I am trying to build a generic cash flow model in python / pandas, which would be made of expressions such as
'Profit=Revenue-Cost'
'Capital=Capital[T-1]+Profit'
'3YearProfit=Profit[T-2:].sum()'
'Capital[0]=100'
etc.
The model would be built into a pandas dataframe df where each row represents a period of the cash flow (eg months, or quarters). The first row refers to the first period (Time 0), the second one to the next period, and so on.
Each of the above expressions would need to be translated into an iteration over the rows the dataframe such as
for ndx in df.index:
df.loc[df.index[ndx],'Profit']=df.loc[df.index[ndx],'Revenue']-df.loc[df.index[ndx],'Cost']

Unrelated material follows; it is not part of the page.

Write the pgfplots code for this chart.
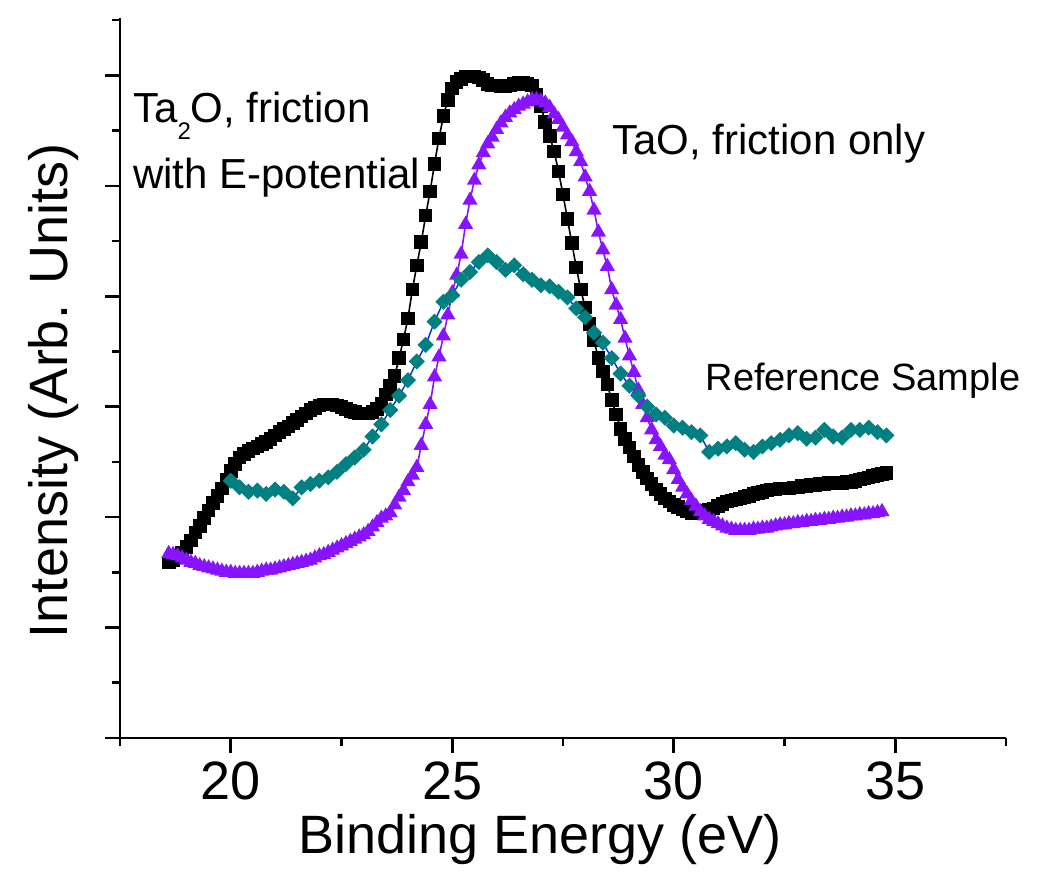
\documentclass[border=0pt]{standalone}
\usepackage{fontspec}
\setmainfont{Liberation Sans}
\usepackage{pgfplots}
\pgfplotsset{compat=1.18}

\definecolor{tao}{RGB}{136,20,255}
\definecolor{refteal}{RGB}{0,128,128}
\definecolor{refline}{RGB}{0,40,230}

% Ta2O, friction with E-potential
\pgfplotstableread{
x y
18.6 1.59
18.7 1.61
18.8 1.64
18.9 1.68
19.0 1.73
19.1 1.79
19.2 1.86
19.3 1.92
19.4 1.99
19.5 2.06
19.6 2.13
19.7 2.19
19.8 2.26
19.9 2.34
20.0 2.42
20.1 2.48
20.2 2.54
20.3 2.57
20.4 2.60
20.5 2.62
20.6 2.64
20.7 2.66
20.8 2.68
20.9 2.71
21.0 2.74
21.1 2.77
21.2 2.80
21.3 2.82
21.4 2.85
21.5 2.88
21.6 2.91
21.7 2.94
21.8 2.97
21.9 2.99
22.0 3.01
22.1 3.02
22.2 3.02
22.3 3.02
22.4 3.01
22.5 3.00
22.6 2.98
22.7 2.96
22.8 2.95
22.9 2.94
23.0 2.94
23.1 2.94
23.2 2.95
23.3 2.98
23.4 3.03
23.5 3.11
23.6 3.19
23.7 3.28
23.8 3.44
23.9 3.61
24.0 3.80
24.1 4.06
24.2 4.28
24.3 4.49
24.4 4.73
24.5 4.95
24.6 5.20
24.7 5.43
24.8 5.63
24.9 5.78
25.0 5.88
25.1 5.94
25.2 5.97
25.3 5.99
25.4 5.99
25.5 5.99
25.6 5.98
25.7 5.96
25.8 5.92
25.9 5.91
26.0 5.91
26.1 5.90
26.2 5.90
26.3 5.91
26.4 5.92
26.5 5.93
26.6 5.93
26.7 5.92
26.8 5.91
26.9 5.82
27.0 5.72
27.1 5.58
27.2 5.45
27.3 5.31
27.4 5.13
27.5 4.92
27.6 4.70
27.7 4.48
27.8 4.26
27.9 4.06
28.0 3.90
28.1 3.75
28.2 3.60
28.3 3.44
28.4 3.32
28.5 3.20
28.6 3.06
28.7 2.93
28.8 2.80
28.9 2.71
29.0 2.63
29.1 2.55
29.2 2.47
29.3 2.41
29.4 2.35
29.5 2.30
29.6 2.25
29.7 2.21
29.8 2.17
29.9 2.14
30.0 2.11
30.1 2.09
30.2 2.07
30.3 2.05
30.4 2.04
30.5 2.04
30.6 2.05
30.7 2.06
30.8 2.07
30.9 2.08
31.0 2.10
31.1 2.12
31.2 2.14
31.3 2.15
31.4 2.16
31.5 2.17
31.6 2.18
31.7 2.19
31.8 2.21
31.9 2.22
32.0 2.23
32.1 2.24
32.2 2.25
32.3 2.25
32.4 2.26
32.5 2.26
32.6 2.26
32.7 2.27
32.8 2.27
32.9 2.28
33.0 2.28
33.1 2.29
33.2 2.29
33.3 2.30
33.4 2.30
33.5 2.31
33.6 2.31
33.7 2.31
33.8 2.31
33.9 2.32
34.0 2.32
34.1 2.33
34.2 2.34
34.3 2.35
34.4 2.36
34.5 2.37
34.6 2.38
34.7 2.39
34.8 2.40
}\tatwoo

% TaO, friction only
\pgfplotstableread{
x y
18.6 1.67
18.7 1.66
18.8 1.65
18.9 1.63
19.0 1.61
19.1 1.59
19.2 1.58
19.3 1.56
19.4 1.55
19.5 1.54
19.6 1.53
19.7 1.52
19.8 1.51
19.9 1.50
20.0 1.50
20.1 1.49
20.2 1.49
20.3 1.49
20.4 1.49
20.5 1.49
20.6 1.50
20.7 1.51
20.8 1.52
20.9 1.52
21.0 1.53
21.1 1.54
21.2 1.55
21.3 1.56
21.4 1.57
21.5 1.58
21.6 1.59
21.7 1.60
21.8 1.61
21.9 1.63
22.0 1.65
22.1 1.66
22.2 1.68
22.3 1.70
22.4 1.72
22.5 1.74
22.6 1.76
22.7 1.78
22.8 1.80
22.9 1.82
23.0 1.84
23.1 1.87
23.2 1.91
23.3 1.95
23.4 1.99
23.5 2.01
23.6 2.04
23.7 2.11
23.8 2.18
23.9 2.24
24.0 2.32
24.1 2.38
24.2 2.45
24.3 2.65
24.4 2.84
24.5 3.02
24.6 3.27
24.7 3.45
24.8 3.64
24.9 3.83
25.0 4.03
25.1 4.19
25.2 4.38
25.3 4.65
25.4 4.87
25.5 5.05
25.6 5.19
25.7 5.30
25.8 5.38
25.9 5.44
26.0 5.51
26.1 5.57
26.2 5.62
26.3 5.66
26.4 5.69
26.5 5.72
26.6 5.74
26.7 5.76
26.8 5.78
26.9 5.78
27.0 5.77
27.1 5.75
27.2 5.71
27.3 5.65
27.4 5.60
27.5 5.53
27.6 5.46
27.7 5.40
27.8 5.31
27.9 5.22
28.0 5.08
28.1 4.95
28.2 4.78
28.3 4.58
28.4 4.42
28.5 4.27
28.6 4.06
28.7 3.92
28.8 3.79
28.9 3.62
29.0 3.46
29.1 3.31
29.2 3.15
29.3 3.02
29.4 2.90
29.5 2.79
29.6 2.70
29.7 2.64
29.8 2.56
29.9 2.52
30.0 2.43
30.1 2.34
30.2 2.27
30.3 2.21
30.4 2.15
30.5 2.10
30.6 2.05
30.7 2.01
30.8 1.98
30.9 1.96
31.0 1.94
31.1 1.92
31.2 1.90
31.3 1.89
31.4 1.88
31.5 1.88
31.6 1.88
31.7 1.88
31.8 1.89
31.9 1.89
32.0 1.90
32.1 1.90
32.2 1.91
32.3 1.92
32.4 1.93
32.5 1.93
32.6 1.94
32.7 1.94
32.8 1.95
32.9 1.95
33.0 1.96
33.1 1.96
33.2 1.97
33.3 1.97
33.4 1.98
33.5 1.98
33.6 1.99
33.7 1.99
33.8 2.00
33.9 2.00
34.0 2.01
34.1 2.01
34.2 2.02
34.3 2.02
34.4 2.03
34.5 2.03
34.6 2.04
34.7 2.05
}\tao

% Reference sample
\pgfplotstableread{
x y
20.0 2.33
20.2 2.27
20.4 2.23
20.6 2.24
20.8 2.21
21.0 2.25
21.2 2.23
21.4 2.17
21.6 2.27
21.8 2.30
22.0 2.33
22.2 2.36
22.4 2.41
22.6 2.48
22.8 2.54
23.0 2.61
23.2 2.73
23.4 2.84
23.6 2.97
23.8 3.10
24.0 3.24
24.2 3.41
24.4 3.56
24.6 3.77
24.8 3.95
25.0 4.01
25.2 4.15
25.4 4.22
25.6 4.31
25.8 4.37
26.0 4.31
26.2 4.24
26.4 4.28
26.6 4.20
26.8 4.15
27.0 4.10
27.2 4.09
27.4 4.04
27.6 3.99
27.8 3.89
28.0 3.81
28.2 3.67
28.4 3.58
28.6 3.44
28.8 3.30
29.0 3.19
29.2 3.10
29.4 3.00
29.6 2.93
29.8 2.90
30.0 2.83
30.2 2.81
30.4 2.77
30.6 2.74
30.8 2.59
31.0 2.62
31.2 2.64
31.4 2.67
31.6 2.61
31.8 2.59
32.0 2.64
32.2 2.67
32.4 2.70
32.6 2.74
32.8 2.76
33.0 2.71
33.2 2.72
33.4 2.79
33.6 2.73
33.8 2.72
34.0 2.79
34.2 2.79
34.4 2.81
34.6 2.77
34.8 2.74
}\refsample

\begin{document}
\begin{tikzpicture}
\begin{axis}[
  scale only axis,
  width=443pt, height=360pt,
  xmin=17.5, xmax=37.5, ymin=0, ymax=6.52,
  axis x line*=bottom, axis y line*=left,
  axis line style={line width=1.3pt},
  xtick={20,25,30,35},
  minor xtick={17.5,22.5,27.5,32.5,37.5},
  ytick={0,1,2,3,4,5,6},
  minor ytick={0.5,1.5,2.5,3.5,4.5,5.5,6.5},
  yticklabels={},
  tick align=outside,
  major tick length=7.5pt, minor tick length=4pt,
  every tick/.style={black, line width=1.3pt},
  tick label style={font=\fontsize{27pt}{27pt}\selectfont},
  /pgf/number format/assume math mode=true,
  xticklabel style={inner sep=0pt, yshift=-4pt},
  xlabel={Binding Energy (eV)},
  ylabel={Intensity (Arb. Units)},
  label style={font=\fontsize{27pt}{30pt}\selectfont, inner sep=0pt},
  xlabel style={at={(axis description cs:0.474,-0.161)}, anchor=base},
  ylabel style={at={(axis description cs:-0.0587,0.482)}, anchor=base},
  clip=false,
]
\addplot[black, line width=0.8pt, mark=square*, mark size=3pt,
  mark options={solid, fill=black, draw=black}] table[x=x,y=y] {\tatwoo};
\addplot[tao, line width=0.8pt, mark=triangle*, mark size=3.6pt,
  mark options={solid, fill=tao, draw=tao}] table[x=x,y=y] {\tao};
\addplot[refline, line width=0.7pt, mark=square*, mark size=2.5pt,
  mark options={solid, rotate=45, fill=refteal, draw=refteal}] table[x=x,y=y] {\refsample};

\node[anchor=base west, inner sep=0pt, font=\fontsize{21pt}{22pt}\selectfont]
  at (axis cs:17.79,5.57) {Ta\raisebox{-8.5pt}{\fontsize{12pt}{12pt}\selectfont 2}O, friction};
\node[anchor=base west, inner sep=0pt, font=\fontsize{21pt}{22pt}\selectfont]
  at (axis cs:17.79,4.98) {with E-potential};
\node[anchor=base west, inner sep=0pt, font=\fontsize{21pt}{22pt}\selectfont]
  at (axis cs:28.61,5.28) {TaO, friction only};
\node[anchor=base west, inner sep=0pt, font=\fontsize{19pt}{22pt}\selectfont]
  at (axis cs:30.71,3.15) {Reference Sample};
\end{axis}
\pgfresetboundingbox
\path (-60pt,-68pt) rectangle (469.5pt,369pt);
\end{tikzpicture}
\end{document}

df.loc[df.index[ndx],'Capital']=df.loc[df.index[ndx-1],'Capital']+df.loc[df.index[ndx],'Profit']
df.loc[df.index[ndx],'3YearProfit']=df.loc[df.index[ndx-2:],'Profit'].sum()
the for loop would update all the variables according to the expressions, starting from T=0 up to the last period (last row) in the dataframe.
Ideally the regex parser would identify in the string expression those strings that would be considered variable names, with the additional option of there being a [x] or [x:y] suffix, with x, y both <0 and meaning number of periods prior to the current one. If the suffix is absent, it is assumed to refer to time T, i.e. equivalent to [0].
To avoid confusions, the allowed model variables should probably be declared within a modelVarList Series or Dictionary so that only strings defined within modelVarList are tried by the regex
Ideally, the expression could be quite complex so that it would go from [expression] to [parsedExpression] with replacements having been made to eval(parsedExpression) to produce the actual outcome. Therefore a parser that recognises Python / numpy / pandas keywords and syntax would be much more helpful than simply recognizing few operators such as +, -, *, /
Is there such a parser available, how do I access it and any clues on how to set up the process?